Buddhist scholars and diplomats were the first to bring tea to Japaan. They acquired tealeaves and tea seeds in China and then returned to share political information or religious teachings… and a newfound love of tea. Initially, all Japanese tea was ground into powder and whisked into a frothy brew. This custom was common in China at the time, but later disappeared there. Japanese Matcha was left behind as an example of a lost Chinese tea processing method, but the manner in which it is enjoyed became a distinctly Japanese tradition over the centuries. In recent years, Japanese tea production and consumption has shifted toward loose-leaf teas, including Sencha, Gyokuro, Houjicha, Kukicha and Genmaicha. Today, Sencha makes up about 90 percent of the tea produced and consumed in Japan.
Like most specialty Japanese green teas, Sencha Extra Fine is plucked in the springtime. After harvest, the leaves are rolled into long, narrow, needle-like shapes and then steamed dry to preserve their fresh, green flavor. The processed leaves then are sorted by size and shape into various grades. Our Sencha Extra Fine is one of the highest grades of Sencha available.
The deep green-blue leaves of Sencha Extra Fine range from about an inch long to small particulate created by the breakdown of the leaves during the steaming process. Dry, they have a richly nutty, toasty aroma with strong oceanic notes and sweet hints of baked peasant bread. The wet leaves develop aromas of steamed asparagus, sautéed kale, sweet baby spinach and open ocean air. The hazy, bright yellow-green brew has a similarly oceanic aroma, but also offers a bittersweet complexity and buttery undertones. Sencha Extra Fine has a bold, balanced flavor with notes of sweet field grasses and seafood broth. A pleasing bittersweet note and light floral tones round out the flavor. A short, bittersweet finish cleanses the palate. Drink Sencha Extra Fine with any type of Japanese food (especially sushi or yakitori), seafood of all kinds, white chocolate or ripe peaches.

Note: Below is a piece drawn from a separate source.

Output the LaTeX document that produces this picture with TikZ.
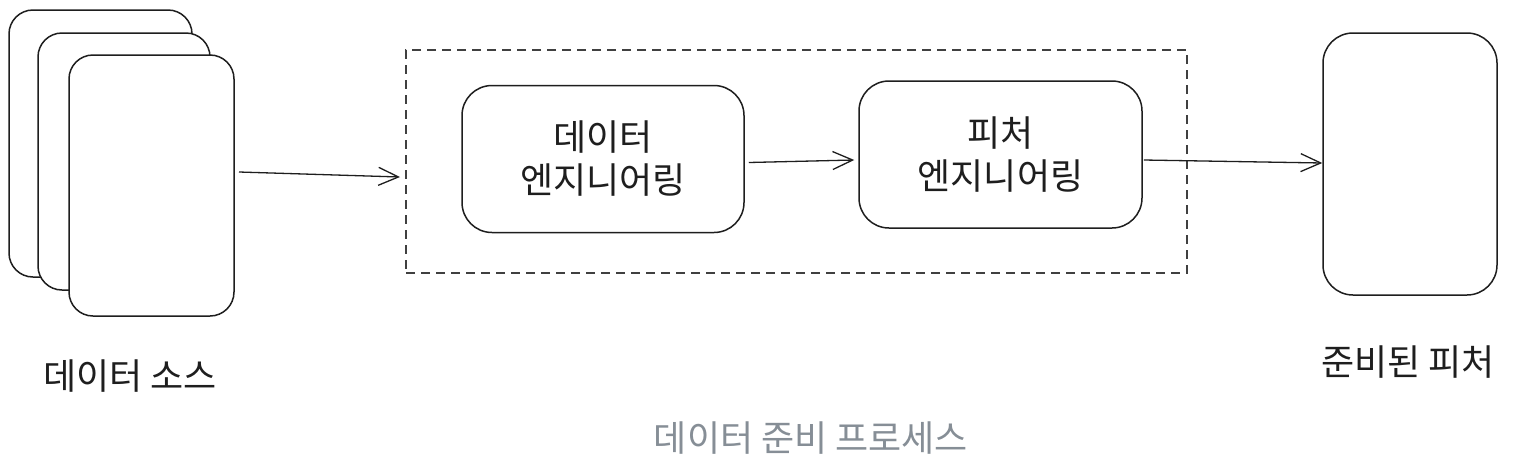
\documentclass[tikz,border=0pt]{standalone}
\usepackage{fontspec}
\newfontfamily\kr{Noto Sans CJK KR}
\usetikzlibrary{arrows.meta}
\definecolor{ink}{HTML}{1E1E1E}
\definecolor{titlegray}{HTML}{868E96}
\begin{document}
\begin{tikzpicture}[x=1pt,y=-1pt,
  card/.style={draw=ink,line width=1.5pt,rounded corners=24pt,fill=white,inner sep=0pt},
  procbox/.style={draw=ink,line width=1.5pt,rounded corners=30pt,fill=white,inner sep=0pt,
    align=center,font=\kr\fontsize{36}{43}\selectfont,text=ink},
  lbl/.style={font=\kr\fontsize{36}{40}\selectfont,text=ink,inner sep=0pt},
  arr/.style={draw=ink,line width=1.3pt,-{Straight Barb[length=20pt,width=18pt,line width=1.3pt]}},
  frame/.style={draw=ink!85,line width=1.3pt,dash pattern=on 9pt off 6pt}]
\useasboundingbox (0,0) rectangle (1535,472);
\fill[white] (0,0) rectangle (1535,472);
% stacked data-source cards
\node[card,minimum width=183pt,minimum height=267pt] (card1) at (100.5,143.5) {};
\node[card,minimum width=172pt,minimum height=257pt] (card2) at (124,161.5) {};
\node[card,minimum width=165pt,minimum height=261pt] (card3) at (151.5,185.5) {};
% dashed process frame
\node[frame,minimum width=781pt,minimum height=223pt,inner sep=0pt] (frm) at (796.5,161.5) {};
% process boxes
\node[procbox,minimum width=282pt,minimum height=147pt] (de) at (603,159) {데이터\\엔지니어링};
\node[procbox,minimum width=283pt,minimum height=147pt] (fe) at (1000.5,154.5) {피처\\엔지니어링};
% prepared features
\node[card,rounded corners=30pt,minimum width=174pt,minimum height=262pt] (out) at (1410,164) {};
% labels
\node[lbl] (srclbl) at (130,376) {데이터 소스};
\node[lbl] (outlbl) at (1408,362) {준비된 피처};
\node[lbl,text=titlegray] (title) at (811,438) {데이터 준비 프로세스};
% connectors
\coordinate (a1s) at (239,172);
\coordinate (a1e) at (400,177);
\draw[arr] (a1s) -- (a1e);
\draw[arr] ([xshift=4pt,yshift=-3.5pt]de.east) -- ([xshift=-4pt,yshift=-5.5pt]fe.west);
\draw[arr] ([xshift=1pt,yshift=-5.5pt]fe.east) -- ([yshift=1pt]out.west);
\end{tikzpicture}
\end{document}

No matter how you choose to enjoy your Sencha Extra Fine, take care in brewing it correctly. A little green tea goes a long way, so only use one level teaspoon Sencha per cup of water. Steaming (not bubbling or boiling) water will help you achieve a brew that is enjoyably bittersweet, not harsh or bitter, so be sure to use warm (not hot) water.
One to two minutes of brewing is plenty for a full-flavored infusion. Remove the tealeaves promptly for the best flavor. If you’re used to brewing black tea, it will take a few steepings to get used to this style of brewing, but once you’ve mastered the technique, you’ll find it’s a great way to make tea on the go. After all, it’s much quicker to prepare than black tea!
The uniquely fresh flavor and aroma of Sencha Extra Fine is best enjoyed soon after harvest. To save Sencha Extra Fine for later consumption, store your sealed bag of tea in a refrigerator until you are ready to open it. Once opened, the tea should be stored away from light, heat and moisture (for example, in a cupboard) and consumed within a few months.